Task-Optimised Devices and Systems (TODS)

The tasks that AI-based models address have varying complexity and real-time processing constraints, requiring flexible hardware acceleration, either locally on user devices or remotely in the cloud. Rather than using separate dedicated hardware for each problem, projects will explore scalable hardware, overlaid with flexible software, combining to support AI algorithms for diverse problems. We will program FPGAs (for cloud computing) and design ASICs (for user devices), to hardware accelerate the most-demanding tasks. Hardware investigated in this theme will focus on scalable solutions at run-time, allowing all resources to be dedicated to solving a single problem, or split to simultaneously solve multiple small problems. Different parts of the hardware may adopt heterogenous designs, optimised for different parts of the processing. Meanwhile, less-demanding processing, specific to different algorithms and problems, may be performed in software, running on CPUs tightly coupled to the hardware. The hardware, software and algorithms will be holistically designed and optimised, to address today’s challenges and allow adaptation for problems that will emerge in the future.

Training and Support

Research at the interface between Artificial Intelligence and Electronics requires us to think differently about the interdependencies between these disciplines, their underpinning mathematical, statistical and algorithmic techniques and device physics. The MINDS CDT brings significant opportunities for students to gain a breadth of knowledge from leading experts.

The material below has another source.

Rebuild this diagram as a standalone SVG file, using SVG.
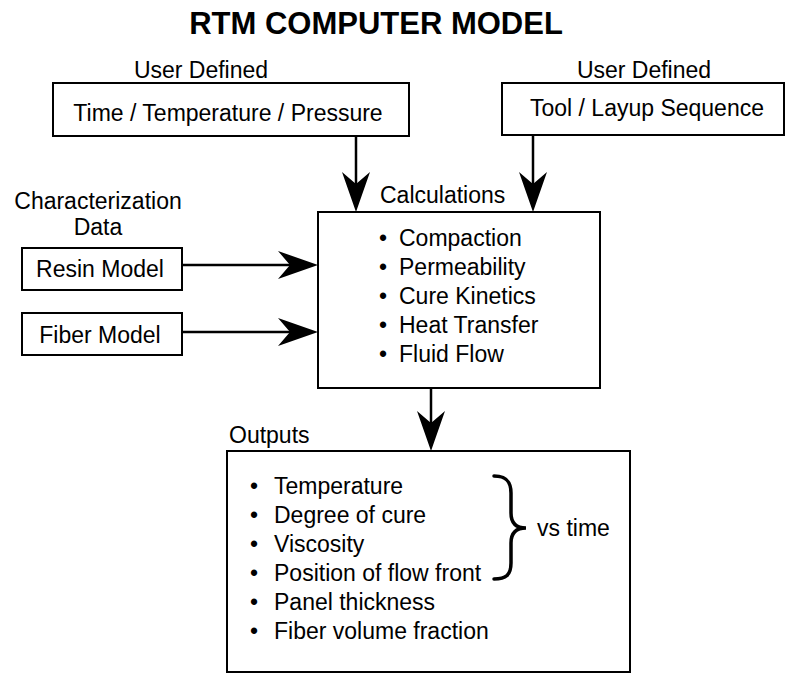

Cross-Disciplinary Expertise

MINDS students will gain a broad awareness of the science and techniques across AI and Electronics, interdisciplinary approaches to industry challenges, and methods for responsible research and innovation. Depending on your academic background research theme of interest, we tailor a set of additional modules that provide depth of knowledge and understanding from across our extensive portfolio of advanced courses. All students follow a combination of computer science and electronics modules, further developing cross-disciplinary expertise. Modules include deep learning, online and reinforcement learning, intelligent agents, nanoelectronic devices, embedded processors, analogue and mixed signal systems design. This is put into practice through a team project working on a challenge from one of our industry or government partners, the outcomes of which are demonstrated at our annual showcase.

Research project teams are developed over the first 6 months, with MINDS students helping to shape their project and conducting a feasibility study over the summer. Building on the summer feasibility study, years 2-4 are the core research element of the PhD, during which you continue to work with your supervisors and industry advisor. 

Innovation Camp

All MINDS students attend an annual, week-long student-led innovation camp, during which we plan a wide range of activities from enhanced technical training, working with SetSquared to develop skills in research commercialisation, to developing outreach activities. (And social activities, naturally!)

STARs Programme

MINDS students will benefit from a collaborative research network within the CDT allowing them to actively seek other students in related areas and carry out short-term, focussed and hands-on joint research. This may be for the purposes of exploring new ideas, exchanging best-practice, learning how to use new techniques and tools or even simply to gain perspective of different fields and experience multidisciplinary collaborative research. Industrial partners will be included in this network.

Outreach & Public Engagement

All MINDS students will take part in outreach and public engagement activities, helping to both communicate the societal value of research across AI and Electronics and inspire others to pursue a career in this important field for the future. Further, through our Ambassadors’ Programme, we will support a number of students to receive enhanced training in outreach leadership.